20 sites W/o perfsonar and 20 with old releases. This will be brought to the attention of the experiments.

Tracking Tools Evolution

functionalities for savannah-to-jira migration in GGUS is still not there. JIRA still miss some functionalities, full migration is still a long way.

SHA-2 migration

Experiments need to adapt to the VOMS-admin interface. The is progress, campaign to distribute

Machine/Job feature

Progress on the bidirectional communication between job and batch system

Middleware readiness

Proposed model will rely on experiments testing frameworks for example SAM/HC. Monitoring needs to be adapted. Sites willing to deploy testing instances of some services. ATLAS has already a full chain prototype. We have to find a mechanism to reward sites that volunteer.

Enforcement of baseline versions

Need to monitor the versions at sites use the information to run ad-hoc upgrade campaigns. Eventually automate. Possible usage of pakiti on all WN and services at sites.

WMS decomissioning

Shared and CMS WMS clusters will be shut down in April. There will no be WMSs anymore at CERN nor support for them.

Multicore deployment

ATLAS and CMS opposite deployment models. We do not discuss if one model is better than the other, we will instead test a mixture of the two models to find the best compromise.

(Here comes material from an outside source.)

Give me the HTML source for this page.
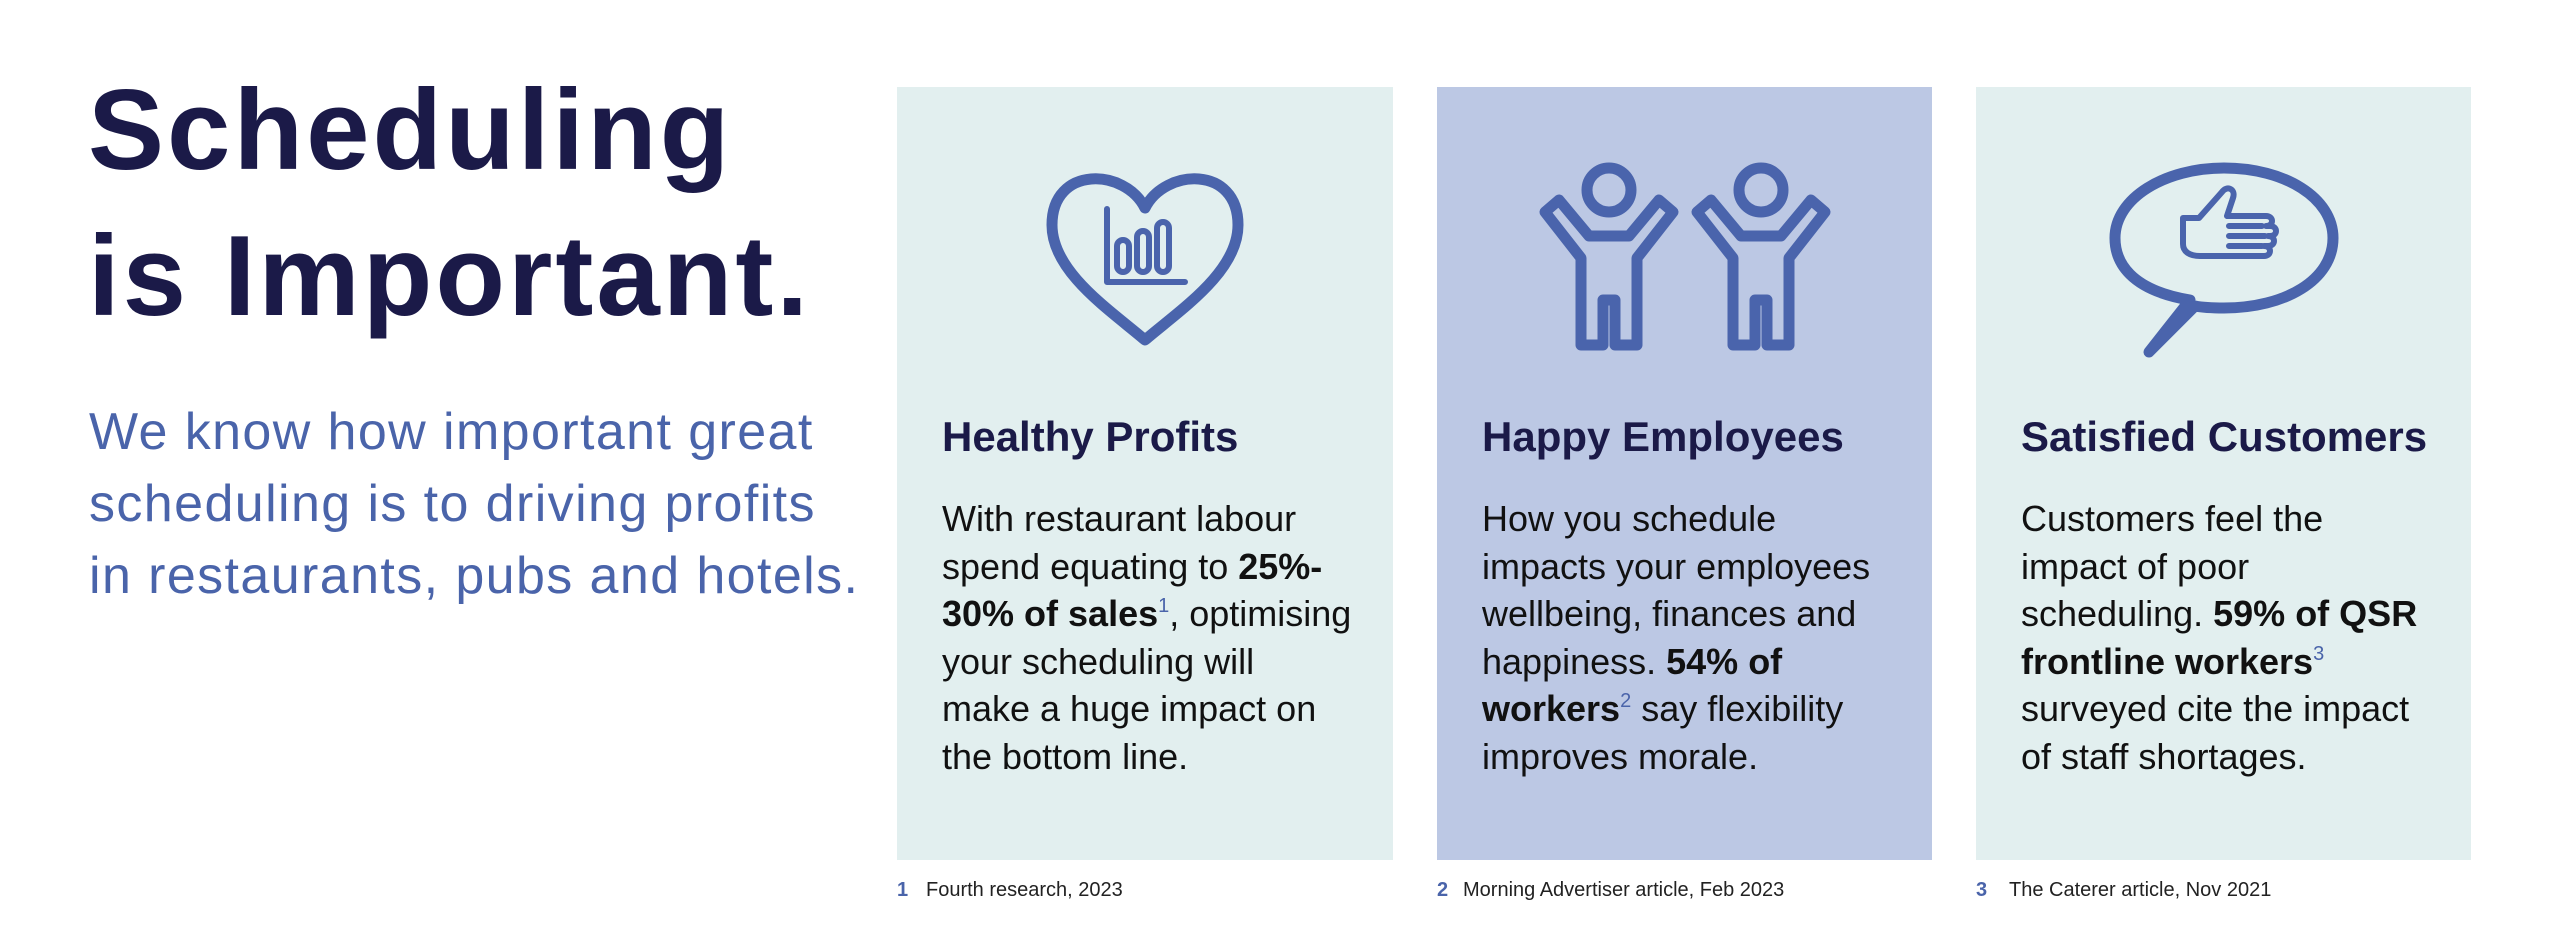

Maui lack of support is a concern also for multicore.

FTS3 deployment

consensus on FTS3 deployment model. Limited number of FTS3 servers but having multiple servers is useful. Aim at deploying 3 or 4 servers in production with a shread configuration. Then the 3 LHC Vos will distribute the load among the instances according to policies and needs.

Experiment computing commissioning

An a have heavy commissioning exercise like STEP09 wasn't considered necessary as the infrastructure is already there and working. Commissioning activities this time are experiment specific and things like multicore are already followed.

SAM tests scheduling [6]

Progress report on the transition of SAM tests from WMS framework to a condor one. Highlighted the problem of SAM tests without lcgadmin role. Tests that are submitted with a production or a pilot role they might get stuck in the queue due to fairshares and time out. This concerns only so called WN tests such as glexec. Atlas and CMS have two different opinions onn how to solve this in the short term. The long term is still under discussion. There was a long discussion about a WMS time out which was a bit of a waste of time considering the WMS is going to be phased out in April.

WLCG dashboard [7]

Progress report on the WLCG dashboard and how things have been simplified underneath by removing the extra database interection and only using each underlying dashboard API. So for example while before FTS, FAX, AAA, etc results were stored in a WLCG dashboard DB now the WLCG dashboard uses the results from every single dashboard via the API.

Data preservation [8]

Sorry missed it

WLCG Monitoring Consolidation [9]

Status report. Description of what the consolidation group is trying to simplify: from services maintainance to the code behind the dashboards (WLCG transfers dashboard cited as an example). In particular importance for sites is the reduction of number of dashboards – most of what exist will be moved to an SSB like solution (for example SAM tests and REBUS). Sites contribution was highlighted with special thanks to David. Most of the next steps will concentrate on the new SAM framework.

LHCOPN/ONE Evolution Workshop [10]

Experiments mostly happy with the situation, in general it was recognised that T1 and T2 are becoming more similar and some T2 might need more bandwidth while some other are already fine. There was a clear desire to support LHCOPN upgrades for T1s and some desire to engage with T2 that want to move but not much manpower was committed to this.

There was a comment on how the network people and WLCG are still distant and things are communicated with a certain delay. Things should improve in the future.

Perfsonar update [11]

progress report on the past few months. Encouraging sites to move to 3.3.2 and enable mesh tests. Several sites are still broken. Several slides dedicated to the new dashboard. Also mentioned Ipv6 and work done by Duncan to integrate it in perfsonar.